If you could take your pick of any of the upper-level event horses currently competing, who would you choose and why?
I would’ve chosen [Tina Cook’s] Miner’s Frolic, but now you have your fingers crossed for him that he’s going to be OK, which it seems now that he is. Failing that, I’d also say Jakata, Piggy French’s horse. I was so impressed with that horse last year at the World Equestrian Games.
What was the most important lesson you learned the hard way?
Patience. Horses and riders develop on their own time schedule, and you can’t jam it, you can’t force it, you just have to let them develop at their own speed. When they do, the results are better. If you try to force things, you wind up breaking them.
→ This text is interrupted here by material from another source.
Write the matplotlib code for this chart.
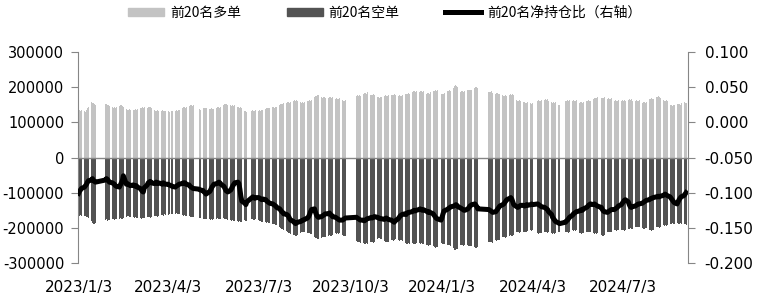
# 前20名多空持仓与净持仓比
import numpy as np
import pandas as pd
import matplotlib
matplotlib.use('Agg')
import matplotlib.pyplot as plt
from matplotlib.patches import Patch
from matplotlib.lines import Line2D
from matplotlib.font_manager import FontProperties

# 交易日（去掉周末和节假日）
holidays = ['2023-01-02', '2023-01-23', '2023-01-24', '2023-01-25', '2023-01-26', '2023-01-27',
            '2023-04-05', '2023-05-01', '2023-05-02', '2023-05-03', '2023-06-22', '2023-06-23',
            '2023-09-29', '2023-10-02', '2023-10-03', '2023-10-04', '2023-10-05', '2023-10-06',
            '2024-01-01', '2024-02-09', '2024-02-12', '2024-02-13', '2024-02-14', '2024-02-15',
            '2024-02-16', '2024-04-04', '2024-04-05', '2024-05-01', '2024-05-02', '2024-05-03',
            '2024-06-10']
dates = pd.bdate_range('2023-01-03', '2024-09-04')
dates = dates[~dates.isin(pd.to_datetime(holidays))]

# 前20名多单（千手）
long_k = [
    140, 136, 133, 135, 132, 130, 136, 140, 143, 158, 154, 156, 152, 150, 152, 151,  # 2023-01
    150, 149, 147, 144, 142, 143, 141, 144, 146, 148, 150, 147, 145, 138, 136, 135, 137, 136, 135, 136,
    137, 136, 138, 140, 142, 143, 141, 144, 142, 145, 143, 144, 141, 134, 133, 132, 135, 133, 132, 134, 133, 131, 133,
    131, 130, 132, 133, 132, 134, 133, 135, 134, 140, 143, 145, 142, 144, 146, 148, 150, 147, 149,
    137, 136, 140, 141, 142, 140, 139, 138, 139, 140, 137, 139, 142, 143, 144, 142, 145, 150, 152, 153,
    151, 150, 148, 147, 149, 146, 148, 145, 143, 142, 144, 141, 133, 131, 130, 132, 134, 133, 132, 135,
    133, 134, 132, 135, 134, 139, 141, 140, 142, 141, 143, 144, 142, 145, 143, 150, 152, 153, 151, 154, 156,
    157, 158, 156, 159, 161, 163, 162, 164, 160, 158, 156, 157, 155, 158, 160, 162, 163, 161, 164, 172, 175, 176, 178,
    177, 172, 170, 171, 173, 169, 170, 172, 171, 169, 172, 166, 168, 167, 165, 168, 163, 161, 162, 164,
    175, 177, 176, 178, 176, 181, 183, 184, 182, 185, 179, 178, 177, 180, 178, 172, 171,
    170, 172, 171, 175, 177, 176, 174, 178, 177, 179, 178, 180, 177, 175, 177, 176, 174, 177, 180, 182, 181, 183,
    182, 186, 188, 189, 187, 190, 187, 189, 188, 186, 190, 182, 184, 183, 181, 185, 188, 190, 191, 189, 192,
    180, 182, 181, 183, 188, 190, 191, 189, 192, 198, 202, 205, 203, 200, 187, 189, 188, 186, 190, 191, 193, 192,  # 2024-01
    193, 192, 198, 200, 201, 197, 185, 187, 186, 188, 184, 182, 184, 183, 181,
    182, 177, 175, 176, 178, 174, 178, 180, 179, 181, 177, 163, 161, 162, 164, 160, 157, 158, 156, 155, 157,
    155, 153, 154, 161, 163, 162, 160, 164, 163, 165, 164, 166, 162, 158, 156, 157, 155, 158, 148, 149,
    160, 162, 163, 161, 164, 161, 163, 162, 160, 164, 156, 158, 157, 155, 158, 160, 162, 163, 161, 162,
    167, 169, 170, 168, 171, 168, 170, 169, 171, 166, 168, 167, 165, 168, 161, 163, 162, 160, 164,
    161, 163, 162, 164, 160, 163, 165, 164, 166, 162, 161, 163, 162, 160, 164, 156, 158, 157, 155, 158, 165, 167, 168,
    167, 166, 171, 173, 175, 172, 170, 163, 161, 162, 164, 160, 149, 148, 147, 150, 148, 151, 153, 152, 150, 154,
    157, 155, 156,
]

# 前20名空单（千手）
short_k = [
    168, 165, 163, 166, 165, 167, 170, 168, 172, 180, 185, 188, 190, 186, 178, 176,  # 2023-01
    180, 179, 178, 176, 175, 177, 176, 174, 174, 172, 175, 176, 173, 168, 166, 167, 169, 168, 170, 171,
    170, 172, 171, 172, 174, 173, 171, 172, 170, 168, 169, 171, 170, 167, 166, 165, 168, 166, 164, 163, 165, 162, 163,
    163, 162, 161, 162, 160, 159, 161, 160, 162, 163, 165, 164, 166, 165, 167, 168, 170, 169, 168,
    172, 173, 174, 175, 176, 174, 175, 176, 177, 175, 178, 176, 174, 173, 175, 176, 174, 172, 174, 175,
    176, 178, 178, 180, 179, 181, 180, 180, 182, 181, 183, 182, 178, 180, 181, 176, 175, 177, 178, 176,
    178, 180, 181, 182, 183, 183, 185, 184, 186, 187, 188, 189, 190, 191, 192, 198, 200, 202, 203, 205, 210,
    212, 214, 216, 217, 219, 221, 222, 223, 220, 214, 212, 211, 213, 212, 214, 215, 216, 218, 217, 225, 228, 230, 231,
    232, 228, 226, 225, 227, 226, 222, 221, 223, 222, 220, 216, 217, 215, 218, 216, 220, 222, 223, 222,
    238, 240, 241, 239, 242, 243, 245, 246, 244, 245, 241, 240, 239, 242, 240, 231, 230,
    230, 232, 231, 238, 240, 241, 239, 240, 234, 235, 236, 234, 233, 235, 236, 234, 235, 236, 243, 245, 246, 244,
    245, 244, 246, 245, 247, 244, 243, 245, 244, 246, 245, 248, 250, 251, 249, 250, 253, 255, 256, 254, 255,
    244, 246, 245, 247, 248, 250, 249, 251, 250, 258, 262, 264, 261, 260, 248, 250, 249, 251, 250, 250, 251, 252,  # 2024-01
    252, 253, 255, 256, 257, 255, 240, 241, 239, 240, 242, 235, 236, 234, 235,
    235, 227, 226, 225, 228, 226, 222, 221, 223, 222, 220, 213, 212, 211, 214, 212, 212, 213, 211, 212, 210,
    207, 208, 206, 215, 217, 216, 214, 216, 212, 213, 211, 214, 212, 216, 217, 215, 218, 216, 212, 213,
    212, 213, 211, 214, 212, 207, 208, 206, 209, 207, 214, 216, 217, 215, 216, 211, 212, 213, 211, 212,
    215, 217, 216, 218, 216, 220, 222, 223, 221, 211, 212, 213, 211, 212, 207, 206, 208, 207, 206,
    206, 207, 205, 208, 206, 202, 203, 201, 204, 202, 197, 198, 199, 197, 198, 201, 202, 203, 201, 200, 206, 207, 208,
    207, 206, 198, 199, 197, 200, 198, 193, 194, 192, 195, 193, 188, 189, 187, 190, 188, 187, 188, 189, 187, 188,
    190, 189, 191,
]

# 前20名净持仓比
net_ratio = [
    -0.101, -0.098, -0.096, -0.094, -0.092, -0.090, -0.088, -0.085, -0.083, -0.082, -0.080, -0.083, -0.084, -0.085, -0.082, -0.080,
    -0.081, -0.083, -0.085, -0.086, -0.087, -0.088, -0.090, -0.091, -0.092, -0.089, -0.086, -0.083, -0.076, -0.088, -0.087, -0.088, -0.089, -0.090, -0.089, -0.090,
    -0.091, -0.090, -0.092, -0.094, -0.096, -0.098, -0.099, -0.093, -0.089, -0.086, -0.085, -0.084, -0.086, -0.087, -0.086, -0.085, -0.087, -0.086, -0.087, -0.088, -0.086, -0.087, -0.088,
    -0.088, -0.089, -0.090, -0.091, -0.092, -0.091, -0.090, -0.089, -0.088, -0.087, -0.086, -0.087, -0.086, -0.088, -0.089, -0.091, -0.092, -0.093, -0.094,
    -0.095, -0.096, -0.097, -0.099, -0.100, -0.102, -0.101, -0.098, -0.095, -0.092, -0.090, -0.088, -0.087, -0.086, -0.085, -0.086, -0.088, -0.091, -0.094, -0.097,
    -0.098, -0.099, -0.096, -0.093, -0.090, -0.088, -0.086, -0.085, -0.087, -0.095, -0.105, -0.112, -0.115, -0.117, -0.113, -0.107, -0.106, -0.107, -0.108, -0.107,
    -0.107, -0.108, -0.109, -0.110, -0.109, -0.110, -0.112, -0.113, -0.114, -0.115, -0.116, -0.117, -0.118, -0.119, -0.121, -0.123, -0.125, -0.127, -0.128, -0.130, -0.131,
    -0.132, -0.134, -0.137, -0.139, -0.141, -0.143, -0.144, -0.143, -0.142, -0.141, -0.140, -0.139, -0.139, -0.138, -0.136, -0.134, -0.131, -0.127, -0.124, -0.123, -0.128, -0.132, -0.134,
    -0.135, -0.134, -0.133, -0.132, -0.131, -0.130, -0.130, -0.129, -0.131, -0.132, -0.134, -0.135, -0.136, -0.137, -0.138, -0.139, -0.139, -0.138, -0.137, -0.136,
    -0.135, -0.136, -0.137, -0.138, -0.139, -0.139, -0.140, -0.139, -0.138, -0.137, -0.136, -0.135, -0.136, -0.135, -0.134, -0.135, -0.136,
    -0.136, -0.137, -0.137, -0.138, -0.137, -0.136, -0.137, -0.138, -0.139, -0.140, -0.141, -0.142, -0.140, -0.137, -0.135, -0.133, -0.132, -0.131, -0.130, -0.131, -0.129, -0.128,
    -0.128, -0.127, -0.126, -0.125, -0.126, -0.125, -0.124, -0.123, -0.124, -0.125, -0.124, -0.126, -0.127, -0.128, -0.127, -0.128, -0.130, -0.132, -0.134, -0.136, -0.137,
    -0.139, -0.135, -0.130, -0.126, -0.124, -0.123, -0.122, -0.121, -0.120, -0.119, -0.118, -0.117, -0.118, -0.120, -0.122, -0.123, -0.124, -0.125, -0.125, -0.123, -0.121, -0.119,
    -0.118, -0.117, -0.116, -0.118, -0.120, -0.123, -0.124, -0.125, -0.126, -0.127, -0.128, -0.127, -0.125, -0.123, -0.121,
    -0.119, -0.117, -0.116, -0.114, -0.112, -0.110, -0.108, -0.107, -0.109, -0.113, -0.117, -0.120, -0.121, -0.120, -0.119, -0.118, -0.118, -0.119, -0.118, -0.117, -0.118,
    -0.117, -0.116, -0.117, -0.116, -0.117, -0.118, -0.119, -0.120, -0.121, -0.122, -0.123, -0.124, -0.127, -0.131, -0.135, -0.137, -0.139, -0.141, -0.143, -0.144,
    -0.142, -0.140, -0.139, -0.137, -0.135, -0.132, -0.130, -0.129, -0.128, -0.127, -0.126, -0.125, -0.124, -0.125, -0.123, -0.121, -0.120, -0.118, -0.117, -0.116,
    -0.117, -0.116, -0.117, -0.118, -0.119, -0.121, -0.124, -0.126, -0.127, -0.128, -0.127, -0.126, -0.125, -0.124, -0.124, -0.123, -0.122, -0.121, -0.119,
    -0.117, -0.115, -0.113, -0.111, -0.110, -0.113, -0.117, -0.120, -0.121, -0.120, -0.119, -0.118, -0.117, -0.116, -0.116, -0.115, -0.114, -0.113, -0.112, -0.111, -0.110, -0.109, -0.108,
    -0.108, -0.107, -0.106, -0.106, -0.105, -0.106, -0.105, -0.104, -0.103, -0.102, -0.103, -0.104, -0.106, -0.108, -0.110, -0.112, -0.114, -0.116, -0.113, -0.110, -0.108, -0.106,
    -0.104, -0.102, -0.100,
]

tick_dates = ['2023-01-03', '2023-04-03', '2023-07-03', '2023-10-03', '2024-01-03', '2024-04-03', '2024-07-03']
tick_labels = ['2023/1/3', '2023/4/3', '2023/7/3', '2023/10/3', '2024/1/3', '2024/4/3', '2024/7/3']
left_ticks = [-300000, -200000, -100000, 0, 100000, 200000, 300000]
right_ticks = [-0.2, -0.15, -0.1, -0.05, 0.0, 0.05, 0.1]

long_pos = np.array(long_k) * 1000
short_pos = -np.array(short_k) * 1000

plt.rcParams['font.family'] = ['DejaVu Sans', 'Noto Sans CJK SC']
axis_gray = '#868686'

fig = plt.figure(figsize=(7.59, 3.01), dpi=100)
ax = fig.add_axes([0.1028, 0.1262, 0.8037, 0.701])
ax2 = ax.twinx()

ax.bar(dates, long_pos, width=1.0, color='#C3C3C3', linewidth=0)
ax.bar(dates, short_pos, width=1.0, color='#535353', linewidth=0)
ax.axhline(0, color=axis_gray, lw=1, zorder=3)

ax2.plot(dates, net_ratio, color='black', lw=3.6, solid_joinstyle='round')

ax.set_xlim(pd.Timestamp('2023-01-02 12:00'), pd.Timestamp('2024-09-06'))
ax.set_ylim(-300000, 300000)
ax2.set_ylim(-0.2, 0.1)

ax.set_xticks(pd.to_datetime(tick_dates))
ax.set_xticklabels(tick_labels)
ax.set_yticks(left_ticks)
ax.set_yticklabels([str(v) for v in left_ticks])
ax2.set_yticks(right_ticks)
ax2.set_yticklabels(['%.3f' % v for v in right_ticks])

ax.tick_params(axis='x', length=0, pad=12, labelsize=11)
ax.tick_params(axis='y', direction='out', length=5, color=axis_gray, labelsize=10.5, pad=5)
ax2.tick_params(axis='y', direction='out', length=5, color=axis_gray, labelsize=11, pad=7)

for s in ['top', 'bottom', 'right']:
    ax.spines[s].set_visible(False)
for s in ['top', 'bottom', 'left']:
    ax2.spines[s].set_visible(False)
ax.spines['left'].set_color(axis_gray)
ax2.spines['right'].set_color(axis_gray)

handles = [Patch(color='#C3C3C3'), Patch(color='#535353'), Line2D([], [], color='black', lw=3.6)]
labels = ['前20名多单', '前20名空单', '前20名净持仓比（右轴）']
fig.legend(handles, labels, loc='center', bbox_to_anchor=(0.507, 0.958), ncol=3, frameon=False,
           prop=FontProperties(family='Noto Sans CJK SC', size=10),
           handlelength=2.6, handleheight=0.5, handletextpad=0.4, columnspacing=3.3)

fig.savefig('out.png', dpi=100)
As the author of countless columns and several books, how often do you find yourself writing?
I write two or three days per week for one reason or another. I’m always tinkering with my next column. I’ve just finished my latest book, Cross-Country With Jim Wofford, which is out now. At some point, I’ll write one more serious horse book, which I hope will follow on Training The Three-Day Horse And Rider in the same way that Bill [Steinkraus]’s book, Reflections On Riding And Jumping, followed on Riding And Jumping. You read Riding And Jumping, and you developed expertise. Then you came back and you read Reflections On Riding And Jumping, and it was a much deeper, much more nuanced, much more valuable book to the elite rider.
I haven’t started to put that in a rough draft yet. That may be my last book, unless I decide to do something autobiographical.
Do you have plans in the works for a full-scale autobiography?
None yet. I’ve got to wait until too many people die before I can publish that!